When someone wants to evaluate the status of various cultivation practitioners in the world, the samadhi and dhyana are the real kung-fu of spiritual cultivation rather than whether or not an individual can shoot lights out of their body, walk through walls, foretell the future, fly through the air and so on. The samadhi and dhyana stages of meditation are the common province of all sorts of spiritual cultivation schools, so they are not theoretical constructs but the actual result of spiritual cultivation practice.

The prophets of the Old Testament, Christian saints of the Middle Ages, Immortals of the Tao school, sages of Confucian cultivation, Arhats of Buddhism, rishis or seers of ancient Indian yoga, and so forth were all spiritual greats precisely because they could achieve the realms of samadhi. If they did not achieve samadhi, they could not be prophets, they could not become Christian saints, they could not become Taoist Immortals or Confucian sages, etc. in the first place.

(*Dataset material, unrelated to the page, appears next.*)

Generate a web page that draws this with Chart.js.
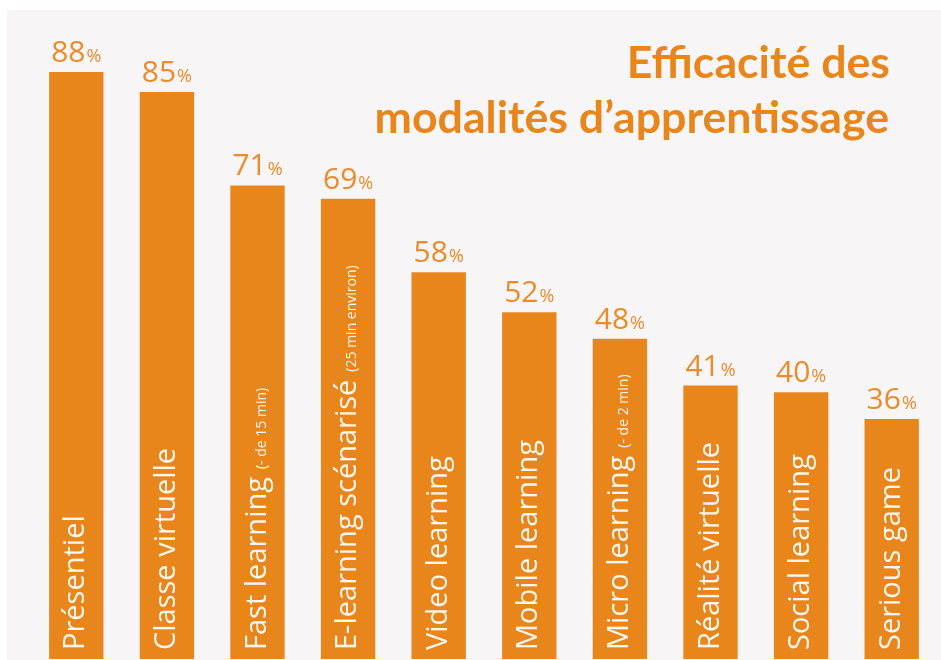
<!DOCTYPE html>
<html>
<head>
<meta charset="utf-8">
<script src="https://cdn.jsdelivr.net/npm/chart.js@4"></script>
<style>
html,body{margin:0;padding:0;background:#ffffff;}
#wrap{width:941px;height:660px;position:relative;}
canvas{display:block;}
</style>
</head>
<body>
<div id="wrap"><canvas id="c" width="941" height="660"></canvas></div>
<script>
const categories = ['Présentiel','Classe virtuelle','Fast learning','E-learning scénarisé','Video learning','Mobile learning','Micro learning','Réalité virtuelle','Social learning','Serious game'];
const notes = ['', '', '(- de 15 min)', '(25 min environ)', '', '', '(- de 2 min)', '', '', ''];
const values = [88,85,71,69,58,52,48,41,40,36];
const titleLines = ['Efficacité des', 'modalités d\u2019apprentissage'];

const ORANGE = '#e8861c';
const TEXT_ORANGE = '#ea8b2c';
const LABEL_FONT = '"Open Sans"';

const decor = {
  id: 'decor',
  beforeDraw(chart) {
    const ctx = chart.ctx;
    ctx.save();
    ctx.fillStyle = '#ffffff';
    ctx.fillRect(0, 0, chart.width, chart.height);
    ctx.fillStyle = '#f7f5f5';
    ctx.fillRect(7, 10, chart.width - 7, chart.height - 10);
    ctx.restore();
  },
  afterDatasetsDraw(chart) {
    const ctx = chart.ctx;
    const meta = chart.getDatasetMeta(0);
    const yScale = chart.scales.y;
    const base = yScale.getPixelForValue(0);
    ctx.save();
    meta.data.forEach((bar, i) => {
      const x = bar.x;
      const num = String(values[i]);
      ctx.font = '400 30px ' + LABEL_FONT;
      const wn = ctx.measureText(num).width;
      ctx.font = '400 18px ' + LABEL_FONT;
      const wp = ctx.measureText('%').width;
      const start = x - (wn + wp + 1) / 2;
      const by = bar.y - 10;
      ctx.fillStyle = TEXT_ORANGE;
      ctx.textBaseline = 'alphabetic';
      ctx.textAlign = 'left';
      ctx.font = '400 30px ' + LABEL_FONT;
      ctx.fillText(num, start, by);
      ctx.font = '400 18px ' + LABEL_FONT;
      ctx.fillText('%', start + wn + 1, by);
      ctx.save();
      ctx.translate(x + 8, base - 9);
      ctx.rotate(-Math.PI / 2);
      ctx.fillStyle = '#fdf6ee';
      ctx.font = '400 29px ' + LABEL_FONT;
      ctx.fillText(categories[i], 0, 0);
      const wm = ctx.measureText(categories[i]).width;
      if (notes[i]) {
        ctx.font = '400 14px ' + LABEL_FONT;
        ctx.fillText(notes[i], wm + 8, 0);
      }
      ctx.restore();
    });
    ctx.fillStyle = ORANGE;
    ctx.textAlign = 'right';
    let size = 36;
    ctx.font = '700 ' + size + 'px Lato';
    const w2 = ctx.measureText(titleLines[1]).width;
    size = size * 515 / w2;
    ctx.font = '700 ' + size.toFixed(1) + 'px Lato';
    ctx.fillText(titleLines[0], 890, 78);
    ctx.fillText(titleLines[1], 889, 133);
    ctx.restore();
  }
};

function build() {
  new Chart(document.getElementById('c'), {
    type: 'bar',
    data: {
      labels: categories,
      datasets: [{
        data: values,
        backgroundColor: ORANGE,
        borderWidth: 0,
        barPercentage: 0.6,
        categoryPercentage: 1.0
      }]
    },
    options: {
      responsive: false,
      animation: false,
      events: [],
      layout: { padding: { left: 31, right: 4, top: 0, bottom: 1 } },
      plugins: { legend: { display: false }, tooltip: { enabled: false }, title: { display: false } },
      scales: {
        x: { display: false },
        y: { display: false, min: 0, max: 98.8 }
      }
    },
    plugins: [decor]
  });
}

Promise.all([
  document.fonts.load('400 30px "Open Sans"', 'Présentiel 0123456789%'),
  document.fonts.load('700 36px Lato', 'Efficacité')
]).then(build, build);
</script>
</body>
</html>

Their spiritual status was the result of their own disciplined hard work at samadhi and wisdom cultivation achievement rather than some spontaneous gift from Heaven.

This is why we talk about this particular measuring scheme of practice, rather than go into all the superpowers and the stages of attainment to which psychic abilities might correspond. You can become a saint or sage when you attain samadhi, but to do so you must cultivate discipline. This is the discipline of practice, the discipline of nonleakage, the discipline of merit accumulation, and the discipline of constant mindfulness.